Published on May 22, 2003

Boredom, poverty, loneliness, suicide and heartbreak. Sounds cheerful, doesn't it? Actually, it is...as long as FM Knives are singing about it. This Sacramento four-piece, playing Thursday, May 22, at the Climax Lounge, has mastered the punk-rock alchemy of turning depression into elation, ennui into energy. On "16 DOA," a love song to teen self-abuse, singer Jason Patrone celebrates having "ashtray arms" while guitarist Chris Woodhouse slices away at his strings with machete-sharp savagery.
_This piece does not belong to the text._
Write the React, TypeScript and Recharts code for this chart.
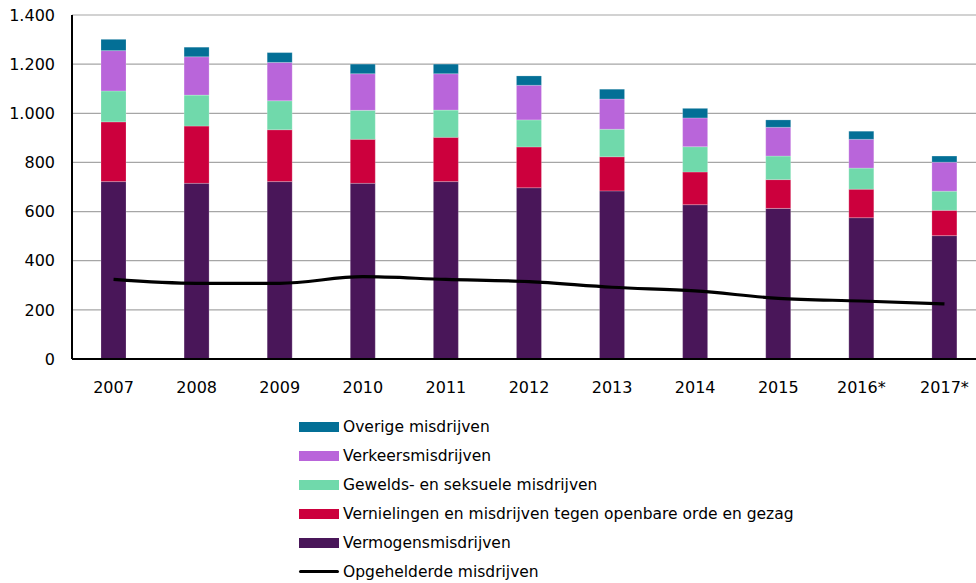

Patrone's voice is all squeaks and hiccups, punctuated by the occasional sneer -- a formula perfected decades ago by the Buzzcocks' Pete Shelley. The Buzzcocks influence is splashed in pastel and Day-Glo all over Useless and Modern, the Knives' debut disc. The opening track, "I Live Alone," carves pop melodies out of king-sized (or is that Kinks-sized?) blocks of distortion, while "Hi-Fi" pulses along in a blissful catatonia that recalls the more progressive, even pretty side of the Buzzcocks' melancholy snarl. Sure, there are a few other points of reference -- Dickies, Undertones, Adicts -- but they're all trapped in the same new-wave purgatory between power pop and punk. With the rising popularity of circa-1979 bands like the Briefs and the Epoxies, you'd almost think that this sound was poised to be the next garage revival or, God forbid, ska fad. But when songs buzz with as much treble and catchiness and velocity as these do, being stuck in skinny-tie stasis doesn't sound so bad at all.